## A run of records

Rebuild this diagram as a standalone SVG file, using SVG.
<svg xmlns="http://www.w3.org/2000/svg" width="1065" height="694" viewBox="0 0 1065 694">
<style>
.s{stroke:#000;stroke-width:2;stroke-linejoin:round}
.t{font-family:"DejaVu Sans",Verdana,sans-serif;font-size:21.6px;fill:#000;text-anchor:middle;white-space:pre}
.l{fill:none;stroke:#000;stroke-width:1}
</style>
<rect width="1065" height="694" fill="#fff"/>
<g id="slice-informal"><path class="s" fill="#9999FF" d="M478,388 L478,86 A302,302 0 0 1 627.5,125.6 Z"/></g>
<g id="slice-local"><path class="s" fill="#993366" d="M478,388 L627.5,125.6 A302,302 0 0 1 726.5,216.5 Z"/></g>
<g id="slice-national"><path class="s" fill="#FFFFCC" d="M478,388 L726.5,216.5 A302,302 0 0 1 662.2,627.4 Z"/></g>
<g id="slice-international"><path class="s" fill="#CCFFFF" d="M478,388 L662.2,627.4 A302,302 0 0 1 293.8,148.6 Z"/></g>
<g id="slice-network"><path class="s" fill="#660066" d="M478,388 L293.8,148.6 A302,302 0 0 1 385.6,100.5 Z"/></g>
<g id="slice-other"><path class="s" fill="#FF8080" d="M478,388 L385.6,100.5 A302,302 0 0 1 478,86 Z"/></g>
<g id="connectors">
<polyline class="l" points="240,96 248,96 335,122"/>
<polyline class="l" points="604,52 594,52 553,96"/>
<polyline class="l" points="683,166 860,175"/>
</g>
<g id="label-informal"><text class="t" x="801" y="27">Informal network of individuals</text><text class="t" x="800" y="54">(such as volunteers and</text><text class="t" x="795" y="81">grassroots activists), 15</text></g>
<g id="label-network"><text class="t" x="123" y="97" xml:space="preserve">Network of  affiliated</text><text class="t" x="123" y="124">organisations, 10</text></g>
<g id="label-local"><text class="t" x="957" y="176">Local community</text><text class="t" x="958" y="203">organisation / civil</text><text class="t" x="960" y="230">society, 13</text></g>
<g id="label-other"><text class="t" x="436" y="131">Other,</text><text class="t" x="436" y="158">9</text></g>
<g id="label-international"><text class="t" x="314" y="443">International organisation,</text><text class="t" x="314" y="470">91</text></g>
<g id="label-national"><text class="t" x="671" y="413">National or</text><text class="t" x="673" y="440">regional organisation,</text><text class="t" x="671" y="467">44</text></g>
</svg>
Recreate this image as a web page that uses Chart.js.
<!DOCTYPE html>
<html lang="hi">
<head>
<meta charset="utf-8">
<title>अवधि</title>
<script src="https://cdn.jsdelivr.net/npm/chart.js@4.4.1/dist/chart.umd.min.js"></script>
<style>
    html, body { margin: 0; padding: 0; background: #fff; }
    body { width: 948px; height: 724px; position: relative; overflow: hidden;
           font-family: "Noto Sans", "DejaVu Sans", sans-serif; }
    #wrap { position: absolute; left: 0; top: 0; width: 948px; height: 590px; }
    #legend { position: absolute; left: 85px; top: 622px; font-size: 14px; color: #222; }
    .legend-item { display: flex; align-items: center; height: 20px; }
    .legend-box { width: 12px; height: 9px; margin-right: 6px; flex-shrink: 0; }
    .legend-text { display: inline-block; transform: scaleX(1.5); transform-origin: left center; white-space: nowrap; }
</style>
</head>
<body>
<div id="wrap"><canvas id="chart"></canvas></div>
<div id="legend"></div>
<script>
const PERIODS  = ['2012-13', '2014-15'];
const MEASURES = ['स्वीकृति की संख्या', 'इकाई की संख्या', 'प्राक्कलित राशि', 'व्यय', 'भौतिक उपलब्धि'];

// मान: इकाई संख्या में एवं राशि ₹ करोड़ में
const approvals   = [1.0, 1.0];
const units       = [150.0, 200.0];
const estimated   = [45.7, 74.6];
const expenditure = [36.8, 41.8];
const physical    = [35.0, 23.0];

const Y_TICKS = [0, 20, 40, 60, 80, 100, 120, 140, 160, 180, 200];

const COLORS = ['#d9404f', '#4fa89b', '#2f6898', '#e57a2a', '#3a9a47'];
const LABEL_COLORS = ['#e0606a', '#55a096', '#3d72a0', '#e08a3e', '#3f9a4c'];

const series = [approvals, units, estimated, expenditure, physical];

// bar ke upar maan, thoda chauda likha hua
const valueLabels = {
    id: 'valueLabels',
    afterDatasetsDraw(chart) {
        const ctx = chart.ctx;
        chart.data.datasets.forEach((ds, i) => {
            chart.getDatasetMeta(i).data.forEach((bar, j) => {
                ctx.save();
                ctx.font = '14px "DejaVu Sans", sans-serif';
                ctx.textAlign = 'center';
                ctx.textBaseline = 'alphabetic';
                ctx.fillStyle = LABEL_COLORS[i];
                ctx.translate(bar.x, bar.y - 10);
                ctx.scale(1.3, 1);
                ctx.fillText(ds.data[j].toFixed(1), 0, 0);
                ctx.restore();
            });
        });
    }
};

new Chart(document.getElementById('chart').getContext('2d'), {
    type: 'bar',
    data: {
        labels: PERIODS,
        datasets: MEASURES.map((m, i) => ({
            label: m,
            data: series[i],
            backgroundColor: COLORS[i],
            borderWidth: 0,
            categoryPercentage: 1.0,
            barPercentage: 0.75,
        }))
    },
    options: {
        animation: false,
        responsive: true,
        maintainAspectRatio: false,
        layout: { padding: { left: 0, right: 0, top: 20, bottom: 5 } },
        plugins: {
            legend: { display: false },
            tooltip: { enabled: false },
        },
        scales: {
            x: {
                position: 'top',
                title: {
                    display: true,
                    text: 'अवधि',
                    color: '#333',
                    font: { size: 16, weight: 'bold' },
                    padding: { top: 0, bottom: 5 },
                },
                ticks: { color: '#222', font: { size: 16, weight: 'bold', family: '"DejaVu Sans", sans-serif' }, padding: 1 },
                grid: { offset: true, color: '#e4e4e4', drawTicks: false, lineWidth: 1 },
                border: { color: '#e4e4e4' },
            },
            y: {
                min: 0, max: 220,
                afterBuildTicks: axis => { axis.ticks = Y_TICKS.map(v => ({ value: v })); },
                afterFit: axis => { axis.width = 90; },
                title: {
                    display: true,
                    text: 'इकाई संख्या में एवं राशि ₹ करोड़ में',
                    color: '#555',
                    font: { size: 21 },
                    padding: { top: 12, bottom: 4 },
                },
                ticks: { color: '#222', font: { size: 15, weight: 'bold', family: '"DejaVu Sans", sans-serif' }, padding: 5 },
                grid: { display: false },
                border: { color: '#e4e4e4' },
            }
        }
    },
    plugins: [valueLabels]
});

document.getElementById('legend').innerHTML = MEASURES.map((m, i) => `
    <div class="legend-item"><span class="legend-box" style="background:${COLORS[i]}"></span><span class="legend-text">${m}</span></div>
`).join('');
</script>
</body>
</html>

## Written problem
Print all of the entries exactly as they are written.

## Task result
Rebuild this diagram as a standalone SVG file, using SVG.
<svg xmlns="http://www.w3.org/2000/svg" width="1065" height="694" viewBox="0 0 1065 694">
<style>
.s{stroke:#000;stroke-width:2;stroke-linejoin:round}
.t{font-family:"DejaVu Sans",Verdana,sans-serif;font-size:21.6px;fill:#000;text-anchor:middle;white-space:pre}
.l{fill:none;stroke:#000;stroke-width:1}
</style>
<rect width="1065" height="694" fill="#fff"/>
<g id="slice-informal"><path class="s" fill="#9999FF" d="M478,388 L478,86 A302,302 0 0 1 627.5,125.6 Z"/></g>
<g id="slice-local"><path class="s" fill="#993366" d="M478,388 L627.5,125.6 A302,302 0 0 1 726.5,216.5 Z"/></g>
<g id="slice-national"><path class="s" fill="#FFFFCC" d="M478,388 L726.5,216.5 A302,302 0 0 1 662.2,627.4 Z"/></g>
<g id="slice-international"><path class="s" fill="#CCFFFF" d="M478,388 L662.2,627.4 A302,302 0 0 1 293.8,148.6 Z"/></g>
<g id="slice-network"><path class="s" fill="#660066" d="M478,388 L293.8,148.6 A302,302 0 0 1 385.6,100.5 Z"/></g>
<g id="slice-other"><path class="s" fill="#FF8080" d="M478,388 L385.6,100.5 A302,302 0 0 1 478,86 Z"/></g>
<g id="connectors">
<polyline class="l" points="240,96 248,96 335,122"/>
<polyline class="l" points="604,52 594,52 553,96"/>
<polyline class="l" points="683,166 860,175"/>
</g>
<g id="label-informal"><text class="t" x="801" y="27">Informal network of individuals</text><text class="t" x="800" y="54">(such as volunteers and</text><text class="t" x="795" y="81">grassroots activists), 15</text></g>
<g id="label-network"><text class="t" x="123" y="97" xml:space="preserve">Network of  affiliated</text><text class="t" x="123" y="124">organisations, 10</text></g>
<g id="label-local"><text class="t" x="957" y="176">Local community</text><text class="t" x="958" y="203">organisation / civil</text><text class="t" x="960" y="230">society, 13</text></g>
<g id="label-other"><text class="t" x="436" y="131">Other,</text><text class="t" x="436" y="158">9</text></g>
<g id="label-international"><text class="t" x="314" y="443">International organisation,</text><text class="t" x="314" y="470">91</text></g>
<g id="label-national"><text class="t" x="671" y="413">National or</text><text class="t" x="673" y="440">regional organisation,</text><text class="t" x="671" y="467">44</text></g>
</svg>
Recreate this image as a web page that uses Chart.js.
<!DOCTYPE html>
<html lang="hi">
<head>
<meta charset="utf-8">
<title>अवधि</title>
<script src="https://cdn.jsdelivr.net/npm/chart.js@4.4.1/dist/chart.umd.min.js"></script>
<style>
    html, body { margin: 0; padding: 0; background: #fff; }
    body { width: 948px; height: 724px; position: relative; overflow: hidden;
           font-family: "Noto Sans", "DejaVu Sans", sans-serif; }
    #wrap { position: absolute; left: 0; top: 0; width: 948px; height: 590px; }
    #legend { position: absolute; left: 85px; top: 622px; font-size: 14px; color: #222; }
    .legend-item { display: flex; align-items: center; height: 20px; }
    .legend-box { width: 12px; height: 9px; margin-right: 6px; flex-shrink: 0; }
    .legend-text { display: inline-block; transform: scaleX(1.5); transform-origin: left center; white-space: nowrap; }
</style>
</head>
<body>
<div id="wrap"><canvas id="chart"></canvas></div>
<div id="legend"></div>
<script>
const PERIODS  = ['2012-13', '2014-15'];
const MEASURES = ['स्वीकृति की संख्या', 'इकाई की संख्या', 'प्राक्कलित राशि', 'व्यय', 'भौतिक उपलब्धि'];

// मान: इकाई संख्या में एवं राशि ₹ करोड़ में
const approvals   = [1.0, 1.0];
const units       = [150.0, 200.0];
const estimated   = [45.7, 74.6];
const expenditure = [36.8, 41.8];
const physical    = [35.0, 23.0];

const Y_TICKS = [0, 20, 40, 60, 80, 100, 120, 140, 160, 180, 200];

const COLORS = ['#d9404f', '#4fa89b', '#2f6898', '#e57a2a', '#3a9a47'];
const LABEL_COLORS = ['#e0606a', '#55a096', '#3d72a0', '#e08a3e', '#3f9a4c'];

const series = [approvals, units, estimated, expenditure, physical];

// bar ke upar maan, thoda chauda likha hua
const valueLabels = {
    id: 'valueLabels',
    afterDatasetsDraw(chart) {
        const ctx = chart.ctx;
        chart.data.datasets.forEach((ds, i) => {
            chart.getDatasetMeta(i).data.forEach((bar, j) => {
                ctx.save();
                ctx.font = '14px "DejaVu Sans", sans-serif';
                ctx.textAlign = 'center';
                ctx.textBaseline = 'alphabetic';
                ctx.fillStyle = LABEL_COLORS[i];
                ctx.translate(bar.x, bar.y - 10);
                ctx.scale(1.3, 1);
                ctx.fillText(ds.data[j].toFixed(1), 0, 0);
                ctx.restore();
            });
        });
    }
};

new Chart(document.getElementById('chart').getContext('2d'), {
    type: 'bar',
    data: {
        labels: PERIODS,
        datasets: MEASURES.map((m, i) => ({
            label: m,
            data: series[i],
            backgroundColor: COLORS[i],
            borderWidth: 0,
            categoryPercentage: 1.0,
            barPercentage: 0.75,
        }))
    },
    options: {
        animation: false,
        responsive: true,
        maintainAspectRatio: false,
        layout: { padding: { left: 0, right: 0, top: 20, bottom: 5 } },
        plugins: {
            legend: { display: false },
            tooltip: { enabled: false },
        },
        scales: {
            x: {
                position: 'top',
                title: {
                    display: true,
                    text: 'अवधि',
                    color: '#333',
                    font: { size: 16, weight: 'bold' },
                    padding: { top: 0, bottom: 5 },
                },
                ticks: { color: '#222', font: { size: 16, weight: 'bold', family: '"DejaVu Sans", sans-serif' }, padding: 1 },
                grid: { offset: true, color: '#e4e4e4', drawTicks: false, lineWidth: 1 },
                border: { color: '#e4e4e4' },
            },
            y: {
                min: 0, max: 220,
                afterBuildTicks: axis => { axis.ticks = Y_TICKS.map(v => ({ value: v })); },
                afterFit: axis => { axis.width = 90; },
                title: {
                    display: true,
                    text: 'इकाई संख्या में एवं राशि ₹ करोड़ में',
                    color: '#555',
                    font: { size: 21 },
                    padding: { top: 12, bottom: 4 },
                },
                ticks: { color: '#222', font: { size: 15, weight: 'bold', family: '"DejaVu Sans", sans-serif' }, padding: 5 },
                grid: { display: false },
                border: { color: '#e4e4e4' },
            }
        }
    },
    plugins: [valueLabels]
});

document.getElementById('legend').innerHTML = MEASURES.map((m, i) => `
    <div class="legend-item"><span class="legend-box" style="background:${COLORS[i]}"></span><span class="legend-text">${m}</span></div>
`).join('');
</script>
</body>
</html>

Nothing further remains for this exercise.